The plaintiffs included Senators Barry Goldwater, Strom Thurmond, Carl Curtis, Jake Garn, Orrin Hatch, Jesse A. Helms; Senator-Elect Gordon Humphrey; and Congressmen Robert Bauman, Steve Symms, Larry McDonald, Robert Daniel, Bob Stump, Eldon Rudd, John Ashbrook, and George Hansen.

The defendants of the appeals court include President Jimmy Carter and Secretary of State Cyrus Vance.

==Cause of the Plaintiff's Appeal==
The cause of the court of appeals by the plaintiffs was what the plaintiffs saw, and alleged, as the president's "unconstitutional" termination of the 1954 Defense Treaty with Republic of China, violation of Article II and Article VI of the U.S. Constitution and Public Law 95-384.

According to Professor Joshua Kastenberg at the University of New Mexico's law school in his Goldwater v. Carter: Foreign Policy, China, and the Resurgence of Executive Branch Primacy (Kansas, 2023), the alliance Goldwater built was outside of the Republican center but they argued that if a president could revoke a treaty then NATO was at risk.

==Order on Goldwater v. Carter by Judge Gasch==
Judge Oliver Gasch upon consideration of the plaintiff's motion to alter or amend the Court's judgment on the case on June 6, 1979, gave the following orders:

1. That the plaintiff's motion to alter or mend the judgment of June 6, 1979 be granted
2. That the defendants' motion to dismiss is denied
3. That the plaintiff's cross-motion for summary judgment be granted
4. The judgment of the Court that defendant President Carter's notice of termination of the 1954 Mutual Defense Treaty Between the United States and the Republic of China must receive the approval of two-thirds of the United States Senate or a majority of both houses of Congress
5. That defendant Secretary of State Cyrus R. Vance and his subordinate officers be enjoined from taking any action to implement the President's notice of termination.

Notice of the appeal was entered on October 17, 1979, and written by Alice Daniel, Acting Assistant Attorney General and signed by Attorney David J. Anderson.

==Quotes==

Prudential considerations persuade me that a dispute between Congress and the President is not ready for judicial review unless and until each branch has taken action asserting its constitutional authority ... The Judicial Branch should not decide issues affecting the allocation of power between the President and Congress until the political branches reach a constitutional impasse. Otherwise, we would encourage small groups or even individual Members of Congress to seek judicial resolution of issues before the normal political process has the opportunity to resolve the conflict.

If the Congress, by appropriate formal action, had challenged the President's authority to terminate the treaty with Taiwan, the resulting uncertainty could have serious consequences for our country.
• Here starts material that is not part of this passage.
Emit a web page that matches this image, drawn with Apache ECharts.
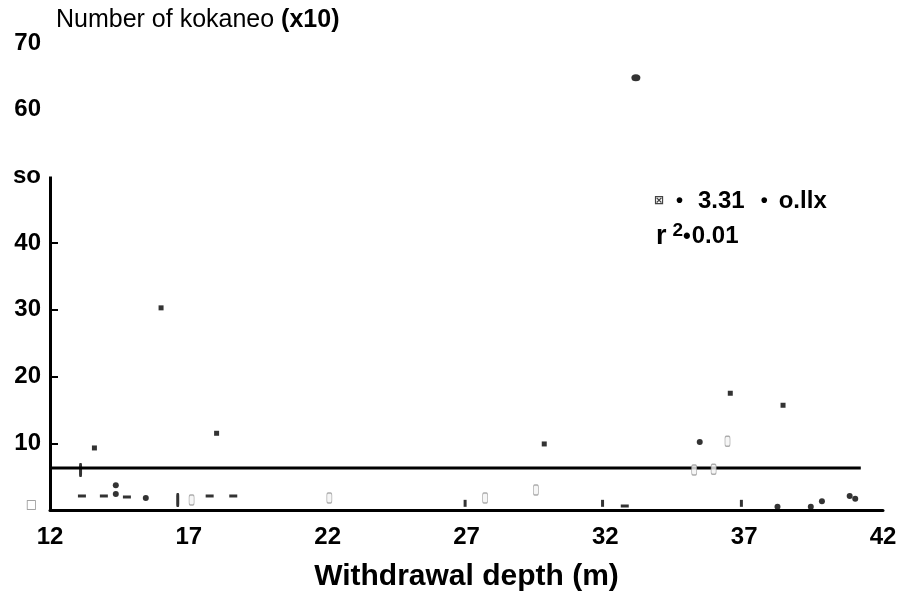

In that situation, it would be the duty of this Court to resolve the issue.
— Justice Powell in his opinion

I am of the view that the basic question presented by the petitioners in this case is "political" and therefore nonjusticiable because it involves the authority of the President in the conduct of our country's foreign relations and the extent to which the Senate or the Congress is authorized to negate the action of the President.
— Justice Rehnquist in his opinion

The issue of decisionmaking authority must be resolved as a matter of constitutional law, not political discretion; accordingly, it falls within the competence of the courts
— Justice Brennan in his dissenting opinion

==Conclusion==
While dismissing the case of Goldwater v. Carter, the Supreme Court left open the question of the constitutionality of President Carter's actions. In their concurrences Powell and Rehnquist merely questioned the judicial merit of the case itself; they did not explicitly approve Carter's action. Moreover, Powell even stated that this could be a valid constitutional issue. Four of the justices objected to the "indefensible" decision that the case could be disposed of without oral argument.

Article II, Section II of the Constitution merely states that the President cannot make treaties without a Senate majority two-thirds vote. As it stands now, there is no official ruling on whether the President has the power to break a treaty without the approval of Congress.